BUMN Untuk Kesejahteraan Rakyat
Dalam bagian “Menimbang” huruf b UU No. 19 Tahun 2003 Tentang BUMN disebutkan bahwa BUMN berperan penting untuk mewujudkan kesejahteraan masyarakat. Hal tersebut adalah pelaksanaan dari Pasal 33 UUD 1945 dimana negara melalui BUMN menguasai cabang-cabang produksi yang penting dan menguasai hajat hidup orang banyak (kepentingan masyarakat). Penguasaan tersebut dilakukan demi sebesar-besar kemakmuran rakyat. Pasal 33 tersebut sejatinya menjabarkan salah satu tujuan didirikannya Negara Republik Indonesia yaitu untuk memajukan kesejahteraan umum. Kesejahteraan umum adalah kesejahteraan rakyat banyak dan bukannya segelintir orang atau pengurus partai.
Lebih lanjut soal peran BUMN, Revrisond menyatakan bahwa “melalui pendirian Badan-badan Usaha Milik Negara (BUMN), yaitu untuk menyelenggarakan cabang-cabang produksi yang penting bagi negara dan yang menguasai hajat hidup orang banyak, negara dapat terlibat secara langsung dalam penyelenggaraan berbagai kegiatan ekonomi tersebut. Tujuannya adalah untuk menjamin agar kemakmuran masyarakat senantiasa lebih diutamakan daripada kemakmuran orang seorang, dan agar tampuk produksi tidak jatuh ke tangan orang seorang, yang memungkinkan ditindasnya rakyat banyak oleh segelintir orang yang berkuasa”. Selain menjaga agar tampuk produksi yang penting tidak jatuh ketangan perorangan, penting pula menjaga supaya kekayaan BUMN tidak bocor ketangan kelompok tertentu.
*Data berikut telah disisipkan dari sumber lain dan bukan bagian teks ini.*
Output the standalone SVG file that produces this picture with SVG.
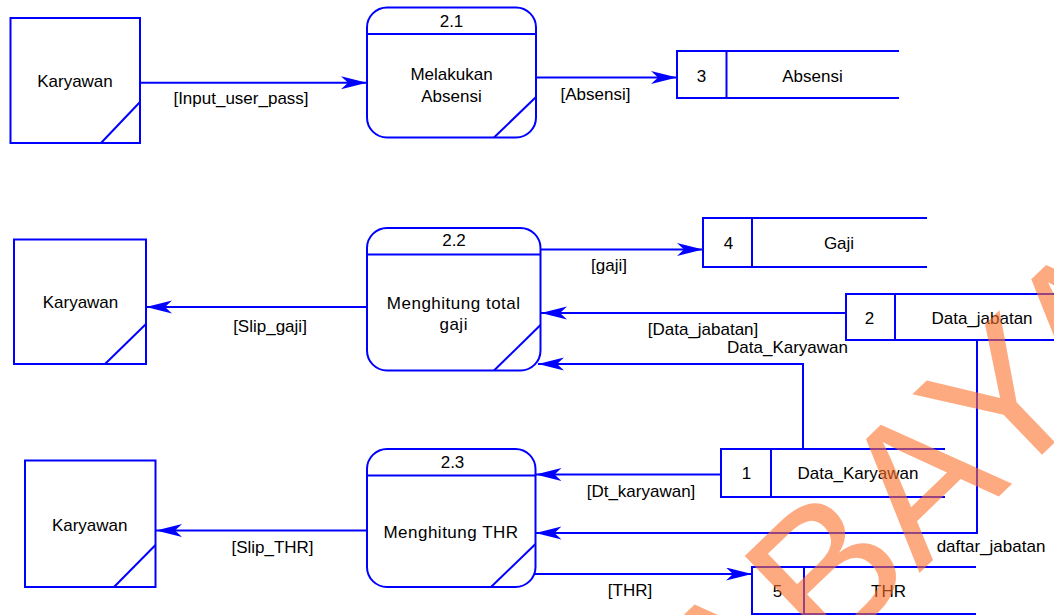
<svg xmlns="http://www.w3.org/2000/svg" width="1054" height="615" viewBox="0 0 1054 615">
  <defs>
    <marker id="arrow" markerUnits="userSpaceOnUse" markerWidth="28" markerHeight="14" refX="26" refY="6.5" orient="auto">
      <path d="M0,0 L26,6.5 L0,13 L7,6.5 Z" fill="#0000ff"/>
    </marker>
    <style>
      .shape { fill: #ffffff; stroke: #0000ff; stroke-width: 2; }
      .line { fill: none; stroke: #0000ff; stroke-width: 2; }
      .flow { fill: none; stroke: #0000ff; stroke-width: 2; marker-end: url(#arrow); }
      text { font-family: "Liberation Sans", Arial, sans-serif; font-size: 17px; fill: #000000; text-anchor: middle; }
      .mark { font-size: 194px; fill: #fc712b; fill-opacity: 0.6; text-anchor: start; }
    </style>
  </defs>
  <rect width="1054" height="615" fill="#ffffff"/>

  <!-- connectors -->
  <g id="connectors">
    <line class="flow" x1="140" y1="82.7" x2="367" y2="82.7"/>
    <line class="flow" x1="536" y1="77.5" x2="677" y2="77.5"/>
    <line class="flow" x1="367" y1="307" x2="146" y2="307"/>
    <line class="flow" x1="540.5" y1="249.5" x2="703" y2="249.5"/>
    <line class="flow" x1="846" y1="313" x2="541" y2="313"/>
    <polyline class="flow" points="803,449 803,364 538,364"/>
    <line class="flow" x1="367" y1="530.5" x2="156" y2="530.5"/>
    <line class="flow" x1="721" y1="474.5" x2="535.5" y2="474.5"/>
    <polyline class="flow" points="977,340 977,533 535.5,533"/>
    <line class="flow" x1="534" y1="574" x2="752" y2="574"/>

    <text x="241" y="104">[Input_user_pass]</text>
    <text x="595.5" y="100">[Absensi]</text>
    <text x="270" y="332">[Slip_gaji]</text>
    <text x="609" y="271">[gaji]</text>
    <text x="703" y="335">[Data_jabatan]</text>
    <text x="787.5" y="353">Data_Karyawan</text>
    <text x="272.5" y="553">[Slip_THR]</text>
    <text x="641" y="497">[Dt_karyawan]</text>
    <text x="991" y="552">daftar_jabatan</text>
    <text x="630" y="596">[THR]</text>
  </g>

  <!-- external entities -->
  <g id="karyawan-1">
    <rect class="shape" x="10.5" y="18" width="129.5" height="125"/>
    <line class="line" x1="101" y1="143" x2="140" y2="102"/>
    <text x="75" y="87">Karyawan</text>
  </g>
  <g id="karyawan-2">
    <rect class="shape" x="14" y="239.5" width="132" height="124.5"/>
    <line class="line" x1="105" y1="364" x2="146" y2="324"/>
    <text x="80.5" y="308">Karyawan</text>
  </g>
  <g id="karyawan-3">
    <rect class="shape" x="25" y="460.5" width="130.5" height="126.5"/>
    <line class="line" x1="114" y1="587" x2="155.5" y2="545"/>
    <text x="89.7" y="531">Karyawan</text>
  </g>

  <!-- processes -->
  <g id="process-2-1">
    <rect class="shape" x="367" y="7.5" width="169" height="130" rx="20" ry="20"/>
    <line class="line" x1="367" y1="34" x2="536" y2="34"/>
    <line class="line" x1="494" y1="137.5" x2="536" y2="97"/>
    <text x="451.5" y="27">2.1</text>
    <text x="451.5" y="80">Melakukan</text>
    <text x="451.5" y="101.7">Absensi</text>
  </g>
  <g id="process-2-2">
    <rect class="shape" x="367" y="228" width="173.5" height="142.5" rx="20" ry="20"/>
    <line class="line" x1="367" y1="254.5" x2="540.5" y2="254.5"/>
    <line class="line" x1="494" y1="370.5" x2="540.5" y2="325"/>
    <text x="454" y="246">2.2</text>
    <text x="453.7" y="309" letter-spacing="0.5">Menghitung total</text>
    <text x="453.7" y="330" letter-spacing="0.5">gaji</text>
  </g>
  <g id="process-2-3">
    <rect class="shape" x="367" y="449" width="168.5" height="138" rx="20" ry="20"/>
    <line class="line" x1="367" y1="475.5" x2="535.5" y2="475.5"/>
    <line class="line" x1="491" y1="587" x2="535.5" y2="544"/>
    <text x="452.5" y="468">2.3</text>
    <text x="451" y="538" letter-spacing="0.5">Menghitung THR</text>
  </g>

  <!-- data stores -->
  <g id="store-3">
    <path class="line" d="M899,51 H677 V98 H899 M726.5,51 V98"/>
    <text x="701.5" y="82">3</text>
    <text x="812.5" y="82">Absensi</text>
  </g>
  <g id="store-4">
    <path class="line" d="M927,218 H703 V267 H927 M752,218 V267"/>
    <text x="728.5" y="248.5">4</text>
    <text x="839" y="248.5">Gaji</text>
  </g>
  <g id="store-2">
    <path class="line" d="M1054,294 H846 V340 H1054 M895,294 V340"/>
    <text x="869.5" y="324">2</text>
    <text x="982" y="324">Data_jabatan</text>
  </g>
  <g id="store-1">
    <path class="line" d="M945,449 H721 V497 H945 M771,449 V497"/>
    <text x="746.5" y="478.5">1</text>
    <text x="858" y="478.5">Data_Karyawan</text>
  </g>
  <g id="store-5">
    <path class="line" d="M976,567 H752 V614 H976 M804,567 V614"/>
    <text x="777.5" y="597">5</text>
    <text x="888.5" y="597">THR</text>
  </g>

  <!-- watermark -->
  <text class="mark" transform="translate(733,753) rotate(-44)" x="0" y="0">ABAYA</text>
</svg>
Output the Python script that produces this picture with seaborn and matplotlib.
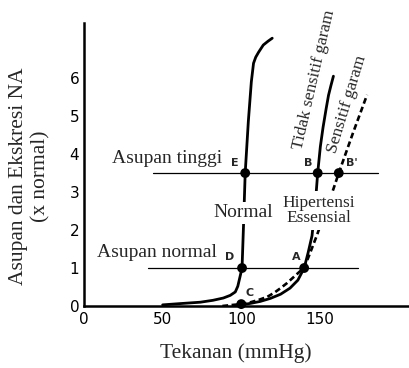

BUMN Bukan Sapi Perah Partai
Dalam penelitian Maja Tjernstrom & Anna Katz, sampai tahun 2003 setidaknya di Albania, Andorra, Bosnia Herzegovina, Georgia, Jerman, Lithuania, Moldova, Niger, Rumania dan Rusia, partai politik dilarang menerima sumbangan dari perusahaan milik negara (BUMN). Sebagai perbandingan, Marcin Walecki dalam tulisannya “Money and Politics in Central and Eastern Europe” menyebutkan bahwa banyak negara di eropa tengah dan eropa timur yang melarang perusahaan yang sahamnya dimiliki negara untuk menyumbang partai politik. Selain itu, Karl-Heinz Nassmacher dalam “Party Funding in Continental Western Europe” mencatat bahwa Spanyol melarang pemberian sumbangan dari BUMN untuk partai. Selain itu, sejak 1995 di Prancis, partai politik dilarang menerima dana dari perusahaan-perusahaan sektor publik (BUMN).
Di Indonesia, berdasarkan Pasal 40 ayat (3) d UU No. 2 Tahun 2008 Tentang Partai Politik diatur bahwa Partai Politik dilarang : meminta atau menerima dana dari badan usaha milik negara, badan usaha milik daerah, dan badan usaha milik desa atau dengan sebutan lainnya. Lebih lanjut dalam Pasal 48 ayat (5) ditentukan sanksi pidana penjara paling lama satu tahun dan denda dua kali lipat jumlah dana yang diterima bagi pengurus partai yang melanggar.
Terlepas dari lemahnya sanksi bagi oknum partai pemeras BUMN dan harus adanya pembuktian, sesungguhnya permintaan “upeti” dari BUMN untuk partai adalah tindakan kriminal. BUMN seharusnya menjadi alat menyejahterakan rakyat dan bukannya untuk memakmurkan partai. Jadi mari kita selamatkan BUMN dari hisapan partai “Chupacabra”.